Aristocracy and the burden of constructive trusteeship, are brought to bear when the misinterpretation of an appointed solicitor allows for the sale of valuables designated a place within the family trust. 

By the actions of a family re-settlement drafted in 1923 by Viscount Mandeville (the future tenth Duke of Manchester), for the purposes of himself and each successive Duke, it was stated under clause 14 that the existing trustees to the estate were required, upon death of the ninth Duke of Manchester, to compile an inventory of goods deemed inheritable by the Viscount, prior to including them into the settlement, while paragraph B further expressed they should be held:

“Upon trust after the death of the present Duke or (if and so far as may be found practicable and convenient) during his lifetime to select and make an inventory or inventories of such of the chattels hereby assigned as the trustees in their absolute discretion may consider suitable for inclusion in the settlement hereby made (which selected chattels are hereinafter called ‘the selected chattels’) and to hold the residue (if any) of the said assigned chattels in trust for Viscount Mandeville absolutely.”

After the ninth Duke’s passing, the trustees handed the Viscount a number of items with the intention that he would look to sell them; yet, he failed to compile a list of valuables for retention into the settlement for future Dukes.

When the tenth Duke died in 1977, those items remaining came into possession by his widow, the Dowager Duchess of Manchester, whereupon in 1979, the eleventh Duke of Manchester issued a writ for breach of trust by the surviving trustees of the 1923 settlement, on grounds of having delivered the property to the deceased in the knowledge of their duties under clause 14 of the 1923 settlement.

And so, by virtue of his having sold them, the tenth Duke was also held accountable as a constructive trustee, and liable for payment of the proceeds to the value of those items sold, as was his widow. It was also argued that failure to compile the list resulted in all items of value falling within the scope of the settlement, and that both repossession of those items and recompense for any property sold was due.

Heard over a lengthy ten-day hearing, judge Megarry V-C took pains to explore the definition of constructive trustees, along with the term ‘notice’, as had been claimed by the eleventh Duke.

When the chain of communication was examined, it became apparent that during the lifetime of the tenth Duke, his solicitor had written to him to explain his obligations, but in way that failed to fully embrace the limitations of the settlement, as illustrated below:

“I had a long conversation with Nicholl on Thursday last, and the trustees have agreed that the heirlooms should be released, except the pictures. Under the resettlement executed by you on 20 December 1923 there is a clause by which the trustees can in their discretion release a large quantity of heirlooms and make a new list of such articles as are to remain as heirlooms. The amount obtained for the sale of any articles will be your personal property and the proceeds of sale will not have to be considered as capital trust money.”

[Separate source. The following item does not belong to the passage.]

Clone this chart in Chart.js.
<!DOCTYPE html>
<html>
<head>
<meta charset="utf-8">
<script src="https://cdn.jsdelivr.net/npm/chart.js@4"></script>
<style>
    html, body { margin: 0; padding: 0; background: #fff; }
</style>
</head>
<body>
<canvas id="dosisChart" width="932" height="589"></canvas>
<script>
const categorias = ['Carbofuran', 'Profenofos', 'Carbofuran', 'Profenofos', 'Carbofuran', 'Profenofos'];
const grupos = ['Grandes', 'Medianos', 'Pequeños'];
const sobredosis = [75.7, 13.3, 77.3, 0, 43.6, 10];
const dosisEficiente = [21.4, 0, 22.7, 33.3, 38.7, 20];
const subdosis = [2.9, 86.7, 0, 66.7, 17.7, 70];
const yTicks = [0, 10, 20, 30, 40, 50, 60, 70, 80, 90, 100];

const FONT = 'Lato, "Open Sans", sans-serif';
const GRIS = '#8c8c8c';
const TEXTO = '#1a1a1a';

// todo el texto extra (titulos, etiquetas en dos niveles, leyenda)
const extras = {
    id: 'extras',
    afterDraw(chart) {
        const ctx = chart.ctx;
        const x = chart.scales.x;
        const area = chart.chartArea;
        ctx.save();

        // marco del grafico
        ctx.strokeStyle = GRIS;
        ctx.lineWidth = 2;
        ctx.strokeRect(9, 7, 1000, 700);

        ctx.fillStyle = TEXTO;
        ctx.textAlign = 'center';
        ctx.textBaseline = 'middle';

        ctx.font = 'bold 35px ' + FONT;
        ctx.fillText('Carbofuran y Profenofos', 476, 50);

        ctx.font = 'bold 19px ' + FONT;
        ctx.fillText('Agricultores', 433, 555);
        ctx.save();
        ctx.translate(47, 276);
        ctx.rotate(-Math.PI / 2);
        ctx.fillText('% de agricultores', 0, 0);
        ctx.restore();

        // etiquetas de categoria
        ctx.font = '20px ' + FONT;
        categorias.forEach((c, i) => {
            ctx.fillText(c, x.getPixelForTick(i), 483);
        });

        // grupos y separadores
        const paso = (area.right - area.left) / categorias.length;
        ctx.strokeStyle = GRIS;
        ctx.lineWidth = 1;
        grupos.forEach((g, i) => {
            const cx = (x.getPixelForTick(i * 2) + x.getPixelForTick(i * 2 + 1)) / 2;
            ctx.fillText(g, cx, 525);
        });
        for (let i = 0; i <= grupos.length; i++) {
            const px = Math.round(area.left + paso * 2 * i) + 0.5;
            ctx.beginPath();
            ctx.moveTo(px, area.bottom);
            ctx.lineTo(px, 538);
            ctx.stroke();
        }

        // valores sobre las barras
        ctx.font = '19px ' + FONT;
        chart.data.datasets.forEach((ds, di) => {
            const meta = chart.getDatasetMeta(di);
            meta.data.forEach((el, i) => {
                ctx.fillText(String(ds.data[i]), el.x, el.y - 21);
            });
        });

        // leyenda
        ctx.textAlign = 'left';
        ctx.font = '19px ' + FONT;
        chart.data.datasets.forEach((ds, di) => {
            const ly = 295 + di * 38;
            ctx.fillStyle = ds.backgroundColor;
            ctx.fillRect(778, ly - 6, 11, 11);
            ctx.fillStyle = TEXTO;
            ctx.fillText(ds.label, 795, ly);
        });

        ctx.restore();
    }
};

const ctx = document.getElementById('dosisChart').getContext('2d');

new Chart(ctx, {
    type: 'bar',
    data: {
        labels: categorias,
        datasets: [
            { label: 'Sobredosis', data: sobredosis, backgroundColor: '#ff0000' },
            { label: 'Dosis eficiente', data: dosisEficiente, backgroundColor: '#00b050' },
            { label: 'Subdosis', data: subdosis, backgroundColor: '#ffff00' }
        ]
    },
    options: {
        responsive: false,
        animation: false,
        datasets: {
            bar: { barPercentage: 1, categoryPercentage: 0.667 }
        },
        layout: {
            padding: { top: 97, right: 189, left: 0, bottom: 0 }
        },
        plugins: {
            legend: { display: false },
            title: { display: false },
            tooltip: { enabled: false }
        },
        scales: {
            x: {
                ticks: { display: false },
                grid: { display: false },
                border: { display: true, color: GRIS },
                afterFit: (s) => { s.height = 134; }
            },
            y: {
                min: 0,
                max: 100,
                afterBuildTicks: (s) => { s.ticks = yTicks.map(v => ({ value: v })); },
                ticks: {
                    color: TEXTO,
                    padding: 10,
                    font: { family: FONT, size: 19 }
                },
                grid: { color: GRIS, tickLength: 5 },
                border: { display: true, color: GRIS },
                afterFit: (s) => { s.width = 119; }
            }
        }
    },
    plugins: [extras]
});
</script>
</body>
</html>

From this it was easily construed that the lack of legal knowledge on the part of the tenth Duke would have left him reliant upon the professional expertise of his solicitor, who on this occasion had neglected to mention that the trustees were under a lawful obligation to draft a comprehensive list prior to any passing of estate property.

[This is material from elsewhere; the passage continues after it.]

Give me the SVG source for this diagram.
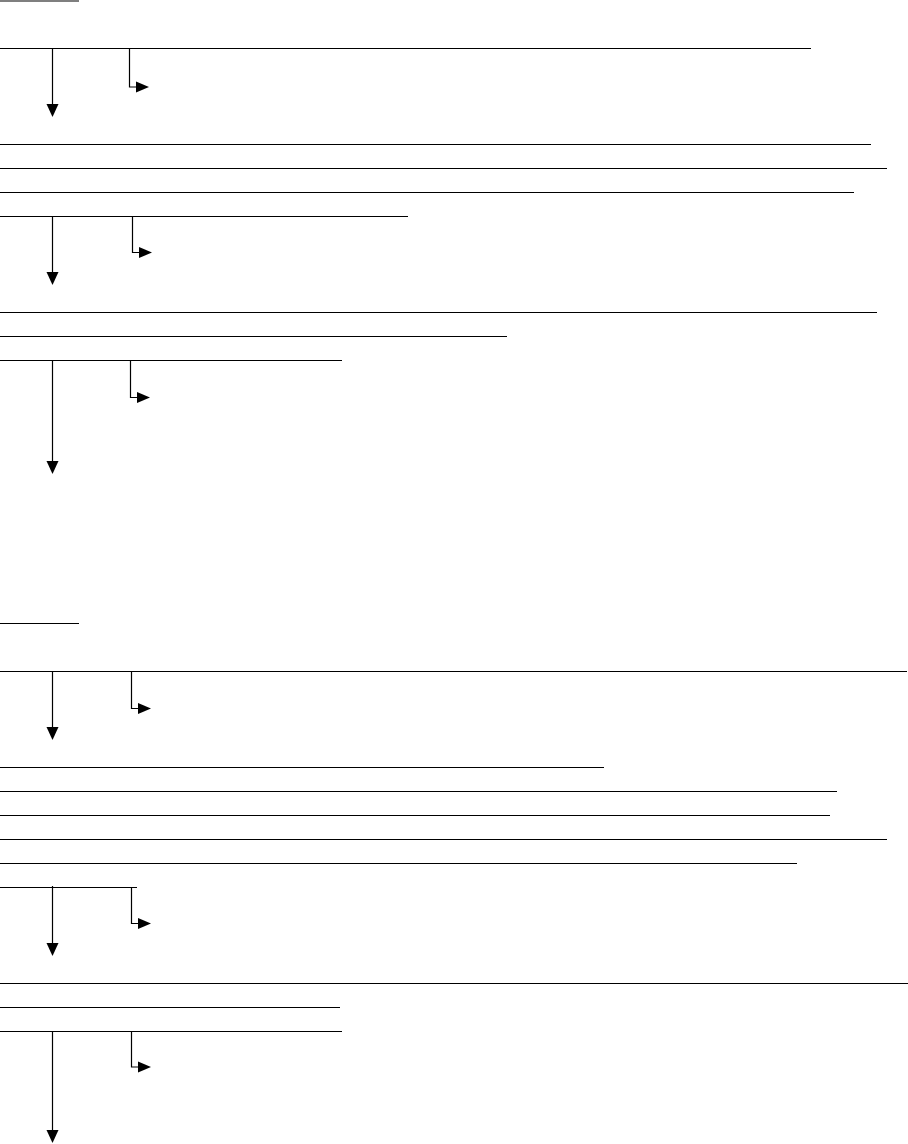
<svg xmlns="http://www.w3.org/2000/svg" xmlns:xlink="http://www.w3.org/1999/xlink" width="908" height="1144" viewBox="0 0 908 1144">
<style>
.ln{stroke:#000;stroke-width:1.2;fill:none}
.ah{fill:#000;stroke:none}
</style>
<defs>
<path id="ad" class="ah" d="M-6,0 H6 L0,13 Z"/>
<path id="ar" class="ah" d="M0,-5.5 V5.5 L13,0 Z"/>
</defs>
<rect width="908" height="1144" fill="#fff"/>
<g id="block1">
<line class="ln" x1="0" y1="1" x2="79" y2="1"/>
<line class="ln" x1="0" y1="48.5" x2="811" y2="48.5"/>
</g>
<g id="block2">
<line class="ln" x1="0" y1="144.5" x2="871" y2="144.5"/>
<line class="ln" x1="0" y1="168.5" x2="887" y2="168.5"/>
<line class="ln" x1="0" y1="192.5" x2="854" y2="192.5"/>
<line class="ln" x1="0" y1="216.5" x2="408" y2="216.5"/>
</g>
<g id="block3">
<line class="ln" x1="0" y1="312.5" x2="877" y2="312.5"/>
<line class="ln" x1="0" y1="336.5" x2="507" y2="336.5"/>
<line class="ln" x1="0" y1="360.5" x2="342" y2="360.5"/>
</g>
<g id="block4">
<line class="ln" x1="0" y1="623.5" x2="79" y2="623.5"/>
<line class="ln" x1="0" y1="671.5" x2="907" y2="671.5"/>
</g>
<g id="block5">
<line class="ln" x1="0" y1="767.5" x2="604" y2="767.5"/>
<line class="ln" x1="0" y1="791.5" x2="837" y2="791.5"/>
<line class="ln" x1="0" y1="815.5" x2="830" y2="815.5"/>
<line class="ln" x1="0" y1="839.5" x2="887" y2="839.5"/>
<line class="ln" x1="0" y1="863.5" x2="797" y2="863.5"/>
<line class="ln" x1="0" y1="887.5" x2="137" y2="887.5"/>
</g>
<g id="block6">
<line class="ln" x1="0" y1="983.5" x2="908" y2="983.5"/>
<line class="ln" x1="0" y1="1007.5" x2="340" y2="1007.5"/>
<line class="ln" x1="0" y1="1031.5" x2="342" y2="1031.5"/>
</g>
<g id="connectors">
<path class="ln" d="M52.5,48.5 V105"/><use xlink:href="#ad" x="52.5" y="104"/>
<path class="ln" d="M129.5,48.5 V87 H137"/><use xlink:href="#ar" x="136" y="87"/>
<path class="ln" d="M52.5,216.5 V273"/><use xlink:href="#ad" x="52.5" y="272"/>
<path class="ln" d="M132.5,216.5 V252.5 H140"/><use xlink:href="#ar" x="139" y="252.5"/>
<path class="ln" d="M52.5,360.5 V462"/><use xlink:href="#ad" x="52.5" y="461"/>
<path class="ln" d="M130.5,360.5 V397.5 H138"/><use xlink:href="#ar" x="137" y="397.5"/>
<path class="ln" d="M52.5,671.5 V728"/><use xlink:href="#ad" x="52.5" y="727"/>
<path class="ln" d="M131.5,671.5 V708.5 H139"/><use xlink:href="#ar" x="138" y="708.5"/>
<path class="ln" d="M52.5,886 V944"/><use xlink:href="#ad" x="52.5" y="943"/>
<path class="ln" d="M131.5,887.5 V923.5 H139"/><use xlink:href="#ar" x="138" y="923.5"/>
<path class="ln" d="M52.5,1031.5 V1131"/><use xlink:href="#ad" x="52.5" y="1130"/>
<path class="ln" d="M131.5,1031.5 V1067 H139"/><use xlink:href="#ar" x="138" y="1067"/>
</g>
</svg>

This meant that prima facie, the deceased was by extension, a constructive trustee by imputation.

However, his ignorance of the facts raised strong argument for his exemption, with particular regard to the five principles of ‘knowing’ as set down by Gibson J in Baden, Delvaux and Lecuit v Société General pour Favoriser le Développement du Commerce et de l’Industrie en France SA; which included actual knowledge, wilfully shutting one’s eyes to the obvious, wilfully and recklessly failing to make honest and reasonable enquiries as to the facts, reasonable and honest knowledge of circumstances indicative of the facts and, honest and reasonable knowledge of circumstances as to cause inquiry.

While the claimants preferred to impute the knowledge of clause 14 upon the Duke, it was clear by the evidence presented, that the deceased was largely ignorant to his legal requirements, and instead wholly dependent on the instructions of his acting solicitor.

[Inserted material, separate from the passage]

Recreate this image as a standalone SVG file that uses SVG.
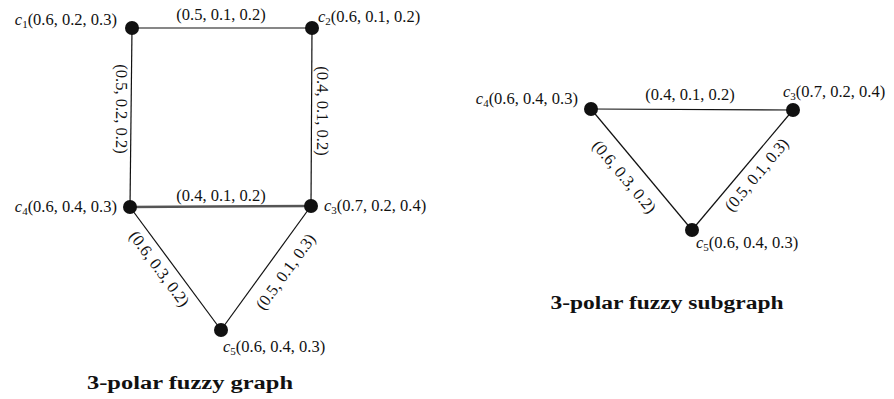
<svg xmlns="http://www.w3.org/2000/svg" width="894" height="399" viewBox="0 0 894 399">
<style>
text{font-family:"Liberation Serif","DejaVu Serif",serif;font-size:16.5px;fill:#111}
.c{font-style:italic}
.s{font-size:11px;font-style:normal}
.m{text-anchor:middle}
.e{text-anchor:end}
.t{font-weight:bold;font-size:18px;text-anchor:middle}
.edge{stroke:#111;stroke-width:1.2;fill:none}
.node{fill:#111}
</style>
<rect width="894" height="399" fill="#fff"/>
<g id="connectors">
<line class="edge" x1="132" y1="28" x2="312" y2="28"/>
<line class="edge" x1="132" y1="28" x2="130" y2="207"/>
<line class="edge" x1="312" y1="28" x2="311" y2="206"/>
<line class="edge" x1="130" y1="207" x2="311" y2="206" style="stroke:#555;stroke-width:2.6"/>
<line class="edge" x1="130" y1="207" x2="221" y2="330"/>
<line class="edge" x1="311" y1="206" x2="221" y2="330"/>
<line class="edge" x1="591" y1="109" x2="793" y2="110"/>
<line class="edge" x1="591" y1="109" x2="692" y2="230"/>
<line class="edge" x1="793" y1="110" x2="692" y2="230"/>
<text class="m" x="221" y="20">(0.5, 0.1, 0.2)</text>
<text class="m" transform="translate(116,109) rotate(90)">(0.5, 0.2, 0.2)</text>
<text class="m" transform="translate(317,111) rotate(90)">(0.4, 0.1, 0.2)</text>
<text class="m" x="221" y="201">(0.4, 0.1, 0.2)</text>
<text class="m" transform="translate(159,269) rotate(53.5) translate(0,5)">(0.6, 0.3, 0.2)</text>
<text class="m" transform="translate(286,272) rotate(-54) translate(0,5)">(0.5, 0.1, 0.3)</text>
<text class="m" x="690" y="100">(0.4, 0.1, 0.2)</text>
<text class="m" transform="translate(624,177) rotate(50) translate(0,5)">(0.6, 0.3, 0.2)</text>
<text class="m" transform="translate(757,175) rotate(-50) translate(0,5)">(0.5, 0.1, 0.3)</text>
</g>
<g id="g1c1"><circle class="node" cx="132" cy="28" r="7"/><text class="e" x="117" y="25"><tspan class="c">c</tspan><tspan class="s" dy="3">1</tspan><tspan dy="-3">(0.6, 0.2, 0.3)</tspan></text></g>
<g id="g1c2"><circle class="node" cx="312" cy="28" r="7"/><text x="318" y="22"><tspan class="c">c</tspan><tspan class="s" dy="3">2</tspan><tspan dy="-3">(0.6, 0.1, 0.2)</tspan></text></g>
<g id="g1c4"><circle class="node" cx="130" cy="207" r="7"/><text class="e" x="117" y="212"><tspan class="c">c</tspan><tspan class="s" dy="3">4</tspan><tspan dy="-3">(0.6, 0.4, 0.3)</tspan></text></g>
<g id="g1c3"><circle class="node" cx="311" cy="206" r="7"/><text x="324" y="211"><tspan class="c">c</tspan><tspan class="s" dy="3">3</tspan><tspan dy="-3">(0.7, 0.2, 0.4)</tspan></text></g>
<g id="g1c5"><circle class="node" cx="221" cy="330" r="7"/><text x="223" y="352"><tspan class="c">c</tspan><tspan class="s" dy="3">5</tspan><tspan dy="-3">(0.6, 0.4, 0.3)</tspan></text></g>
<g id="g2c4"><circle class="node" cx="591" cy="109" r="7"/><text class="e" x="578" y="104"><tspan class="c">c</tspan><tspan class="s" dy="3">4</tspan><tspan dy="-3">(0.6, 0.4, 0.3)</tspan></text></g>
<g id="g2c3"><circle class="node" cx="793" cy="110" r="7"/><text x="783" y="97"><tspan class="c">c</tspan><tspan class="s" dy="3">3</tspan><tspan dy="-3">(0.7, 0.2, 0.4)</tspan></text></g>
<g id="g2c5"><circle class="node" cx="692" cy="230" r="7"/><text x="696" y="248"><tspan class="c">c</tspan><tspan class="s" dy="3">5</tspan><tspan dy="-3">(0.6, 0.4, 0.3)</tspan></text></g>
<text class="t" x="190" y="389" textLength="206" lengthAdjust="spacingAndGlyphs">3-polar fuzzy graph</text>
<text class="t" x="667" y="309" textLength="233" lengthAdjust="spacingAndGlyphs">3-polar fuzzy subgraph</text>
</svg>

It was also noted that sections 199 and 205 (1)(xxi) of the Law of Property Act 1925 specifically exempts beneficiaries under trust from the powers of constructive notice; which left the court little recourse other than to hold that in this instance, the tenth Duke of Manchester was not liable as a constructive trustee, and therefore no action against him could be sustained, while the court reminded the parties that:

“In determining whether a constructive trust has been created, the fundamental question is whether the conscience of the recipient is bound in such a way as to justify equity in imposing a trust on him.”